Theoretisch wird es vorerst bei solchen kleineren Versuchen bleiben. Denn ein weiteres Übereinkommen, die „London Convention“, verbietet das Einbringen schädlicher Stoffe ins Meer und den Meeresgrund. „Dazu gehört Eisen, und übrigens auch CO2“, erläutert Matz-Lück. Die 78 Vertragsstaaten haben sich aber darauf geeinigt, wissenschaftliche Experimente mit solchen Stoffen zu erlauben. Ein kommerzieller Einsatz solcher Methoden ist also ausgeschlossen.

Dennoch ist es fraglich, ob nicht doch eines Tages die große Eisendüngung beginnt, wenngleich die Folgen für angrenzende Küstenstaaten völlig unklar sind. „Man muss immer fragen: Wer setzt so ein Verbot durch?“, sagt die Juristin. „Der Bruch einer Vereinbarung wird meist nicht sanktioniert.“ Da erscheint es nahe liegend, in Sachen Geo-Engineering die Aufsicht den einzelnen Staaten abzunehmen und einer internationalen Behörde zu übertragen. „Im Einzelfall klingt das plausibel“, sagt Matz-Lück. „Aber ich halte es nicht für sinnvoll, für jedes Problem eine neue Behörde zu schaffen.“ Besser sei es, die neuen Techniken explizit von den beteiligten Ländern in den verschiedenen Konventionen zu diskutieren und aktuelle Vorschriften zu erlassen.

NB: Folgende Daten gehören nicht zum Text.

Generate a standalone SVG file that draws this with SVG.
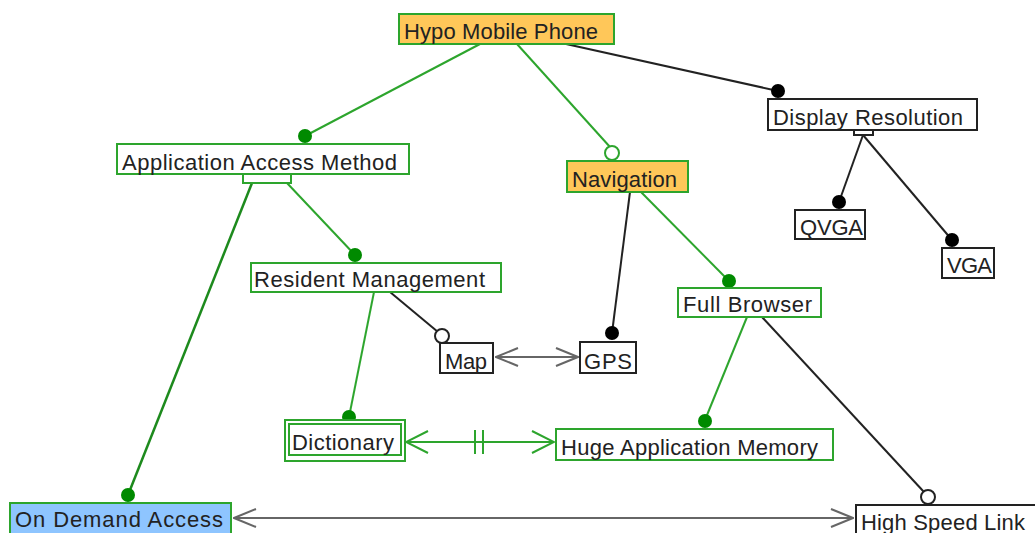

Noch deutlicher wird das Problem bei der Schwefelinjektion in die Stratosphäre. Da oben gibt es kaum Regeln, außer vielleicht dem Wiener Übereinkommen zum Schutz der Ozonschicht. Das untersagt, ozonschädliche Stoffe dorthin zu bringen. „Schwefeldioxid gehört zwar zu dieser Stoffgruppe, aber es ist damals nicht in den Verträgen vermerkt worden“, berichtet die MPIL-Forscherin.

Wer Klimaingenieur spielen will und genug Geld hat, könnte sofort loslegen. Ginge das Experiment schief, würde das kaum Konsequenzen haben. „Im Völkerrecht sind Haftungsfragen oft unzureichend geregelt“, macht Matz-Lück deutlich. Gerade beim Geo-Engineering dürfte es schwer sein, unerwünschte Klimaänderungen eindeutig auf Schwefelinjektionen oder Eisendüngung zurückzuführen.

Die Folgen des Lohafex-Versuchs zumindest waren überschaubar. Die Algen wuchsen prächtig, verdoppelten binnen zwei Wochen ihre Biomasse. Doch dann kamen massenhaft Ruderfußkrebse und fraßen die Algen einfach auf. Das Experiment war zu Ende.